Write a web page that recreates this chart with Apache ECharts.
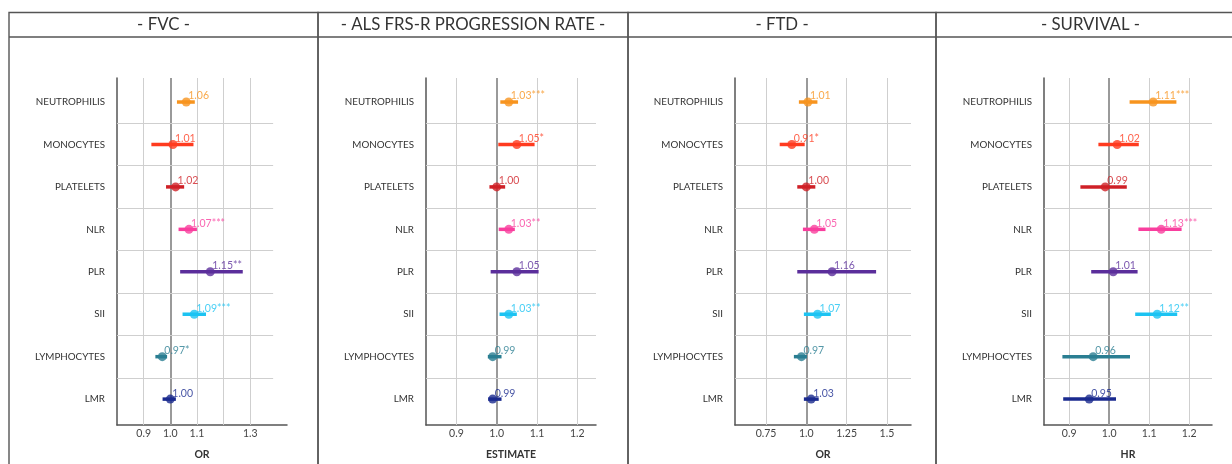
<!DOCTYPE html>
<html><head><meta charset="utf-8">
<script src="https://cdn.jsdelivr.net/npm/echarts@6/dist/echarts.min.js"></script>
<style>html,body{margin:0;padding:0;background:#fff}#chart{width:1232px;height:464px}</style>
</head><body><div id="chart"></div>
<script>
const categories = ['NEUTROPHILIS','MONOCYTES','PLATELETS','NLR','PLR','SII','LYMPHOCYTES','LMR'];
const panelTitles = ['- FVC -','- ALS FRS-R PROGRESSION RATE -','- FTD -','- SURVIVAL -'];
const axisNames = ['OR','ESTIMATE','OR','HR'];

const fvcEst  = [1.06, 1.01, 1.02, 1.07, 1.15, 1.09, 0.97, 1.00];
const fvcLow  = [1.025, 0.929, 0.984, 1.031, 1.037, 1.046, 0.944, 0.971];
const fvcHigh = [1.092, 1.087, 1.052, 1.100, 1.272, 1.134, 0.988, 1.021];
const fvcSig  = ['', '', '', '***', '**', '***', '*', ''];
const fvcTicks = [0.9, 1.0, 1.1, 1.2, 1.3];
const fvcTickLabels = ['0.9', '1.0', '1.1', '', '1.3'];

const alsEst  = [1.03, 1.05, 1.00, 1.03, 1.05, 1.03, 0.99, 0.99];
const alsLow  = [1.009, 1.004, 0.982, 1.005, 0.985, 1.007, 0.978, 0.979];
const alsHigh = [1.053, 1.094, 1.021, 1.045, 1.104, 1.050, 1.012, 1.012];
const alsSig  = ['***', '*', '', '**', '', '**', '', ''];
const alsTicks = [0.9, 1.0, 1.1, 1.2];
const alsTickLabels = ['0.9', '1.0', '1.1', '1.2'];

const ftdEst  = [1.01, 0.91, 1.00, 1.05, 1.16, 1.07, 0.97, 1.03];
const ftdLow  = [0.954, 0.835, 0.944, 0.979, 0.944, 0.985, 0.923, 0.985];
const ftdHigh = [1.069, 0.990, 1.056, 1.119, 1.433, 1.152, 1.004, 1.077];
const ftdSig  = ['', '*', '', '', '', '', '', ''];
const ftdTicks = [0.75, 1.0, 1.25, 1.5];
const ftdTickLabels = ['0.75', '1.0', '1.25', '1.5'];

const survEst  = [1.11, 1.02, 0.99, 1.13, 1.01, 1.12, 0.96, 0.95];
const survLow  = [1.051, 0.973, 0.928, 1.073, 0.955, 1.065, 0.883, 0.885];
const survHigh = [1.168, 1.074, 1.044, 1.181, 1.071, 1.170, 1.052, 1.017];
const survSig  = ['***', '', '', '***', '', '**', '', ''];
const survTicks = [0.9, 1.0, 1.1, 1.2];
const survTickLabels = ['0.9', '1.0', '1.1', '1.2'];

const rowColors = ['#f7941e','#ff3b1f','#cf2027','#f93e9e','#5b2e9b','#1cc3f2','#2a7e92','#1a2a8f'];
const FONT = 'Lato, "Open Sans", sans-serif';

const panels = [
  {est: fvcEst, low: fvcLow, high: fvcHigh, sig: fvcSig, ticks: fvcTicks, tickLabels: fvcTickLabels},
  {est: alsEst, low: alsLow, high: alsHigh, sig: alsSig, ticks: alsTicks, tickLabels: alsTickLabels},
  {est: ftdEst, low: ftdLow, high: ftdHigh, sig: ftdSig, ticks: ftdTicks, tickLabels: ftdTickLabels},
  {est: survEst, low: survLow, high: survHigh, sig: survSig, ticks: survTicks, tickLabels: survTickLabels}
];
const layout = [
  {box: [9, 318],    left: 117,  width: 170, min: 0.8,    max: 1.438,  rowEnd: 1.386},
  {box: [318, 628],  left: 426,  width: 170, min: 0.8246, max: 1.2464, rowEnd: 1.2464},
  {box: [628, 936],  left: 735,  width: 176, min: 0.5577, max: 1.6495, rowEnd: 1.6495},
  {box: [936, 1245], left: 1044, width: 168, min: 0.837,  max: 1.257,  rowEnd: 1.257}
];
const GRID_TOP = 78, GRID_H = 347, Y_MIN = -0.566, Y_MAX = 7.61;

const chart = echarts.init(document.getElementById('chart'), null, {renderer: 'canvas'});
const grid = [], xAxis = [], yAxis = [], series = [], graphic = [];

panels.forEach((p, k) => {
  const L = layout[k];
  grid.push({left: L.left, top: GRID_TOP, width: L.width, height: GRID_H, containLabel: false, outerBoundsMode: 'none'});
  xAxis.push({
    type: 'value', gridIndex: k, min: L.min, max: L.max,
    name: axisNames[k], nameLocation: 'middle', nameGap: 24,
    nameTextStyle: {fontFamily: FONT, fontWeight: 'bold', fontSize: 10.5, color: '#333'},
    axisLine: {show: true, onZero: false, lineStyle: {color: '#555', width: 1.5}},
    axisTick: {show: false},
    splitLine: {show: false},
    axisLabel: {
      customValues: p.ticks, margin: 3, fontFamily: FONT, fontSize: 10.5, color: '#444',
      formatter: v => { let bi = 0; p.ticks.forEach((t, i) => { if (Math.abs(t - v) < Math.abs(p.ticks[bi] - v)) bi = i; }); return p.tickLabels[bi]; }
    }
  });
  yAxis.push({
    type: 'value', gridIndex: k, inverse: true, min: Y_MIN, max: Y_MAX,
    axisLine: {show: true, onZero: false, lineStyle: {color: '#555', width: 1.5}},
    axisTick: {show: false},
    splitLine: {show: false},
    axisLabel: {
      customValues: categories.map((c, i) => i), margin: 12,
      fontFamily: FONT, fontSize: 9.8, color: '#333',
      formatter: v => categories[Math.round(v)]
    }
  });
  const gridLines = p.ticks.map(t => ({
    xAxis: t,
    lineStyle: t === 1 ? {color: '#9a9a9a', width: 2, type: 'solid'} : {color: '#cfcfcf', width: 1, type: 'solid'}
  }));
  const rowLines = categories.slice(1).map((c, i) => [
    {coord: [L.min, i + 0.5], lineStyle: {color: '#cfcfcf', width: 1, type: 'solid'}},
    {coord: [L.rowEnd, i + 0.5]}
  ]);
  series.push({
    type: 'custom', xAxisIndex: k, yAxisIndex: k, z: 3, silent: true,
    data: categories.map((c, i) => [p.low[i], p.high[i], i]),
    encode: {x: [0, 1], y: 2},
    renderItem: (params, api) => {
      const a = api.coord([api.value(0), api.value(2)]);
      const b = api.coord([api.value(1), api.value(2)]);
      return {type: 'line', shape: {x1: a[0], y1: a[1], x2: b[0], y2: b[1]},
        style: {stroke: rowColors[api.value(2)], lineWidth: 3.5}};
    },
    markLine: {silent: true, z: 1, symbol: 'none', animation: false, label: {show: false},
      data: gridLines.concat(rowLines)}
  });
  series.push({
    type: 'scatter', xAxisIndex: k, yAxisIndex: k, z: 4, silent: true, symbolSize: 9,
    data: categories.map((c, i) => ({
      value: [p.est[i], i],
      itemStyle: {color: rowColors[i]},
      label: {color: rowColors[i]},
      txt: p.est[i].toFixed(2) + p.sig[i]
    })),
    label: {
      show: true, position: [6.5, -1.5], align: 'left', verticalAlign: 'middle',
      fontFamily: FONT, fontSize: 10.5,
      formatter: q => q.data.txt
    }
  });
  const x0 = L.box[0], x1 = L.box[1];
  graphic.push({type: 'rect', silent: true, shape: {x: x0, y: 12.5, width: x1 - x0, height: 470}, style: {fill: 'none', stroke: '#555', lineWidth: 1.4}});
  graphic.push({type: 'line', silent: true, shape: {x1: x0, y1: 37, x2: x1, y2: 37}, style: {stroke: '#555', lineWidth: 1.4}});
  graphic.push({type: 'text', silent: true, x: (x0 + x1) / 2, y: 25,
    style: {text: panelTitles[k], fill: '#333', font: '16.8px ' + FONT, textAlign: 'center', textVerticalAlign: 'middle'}});
});

chart.setOption({animation: false, backgroundColor: '#fff', grid, xAxis, yAxis, series, graphic});
</script></body></html>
○ ○ ○
> _EXERCISE REQUIREMENTS_
Begin at the top of the material above and output each line exactly, stopping after the line that holds "const axisNames = ['OR','ESTIMATE','OR','HR'];". Leave out pictures.

> _ANSWER FOR THIS EXERCISE_
Write a web page that recreates this chart with Apache ECharts.
<!DOCTYPE html>
<html><head><meta charset="utf-8">
<script src="https://cdn.jsdelivr.net/npm/echarts@6/dist/echarts.min.js"></script>
<style>html,body{margin:0;padding:0;background:#fff}#chart{width:1232px;height:464px}</style>
</head><body><div id="chart"></div>
<script>
const categories = ['NEUTROPHILIS','MONOCYTES','PLATELETS','NLR','PLR','SII','LYMPHOCYTES','LMR'];
const panelTitles = ['- FVC -','- ALS FRS-R PROGRESSION RATE -','- FTD -','- SURVIVAL -'];
const axisNames = ['OR','ESTIMATE','OR','HR'];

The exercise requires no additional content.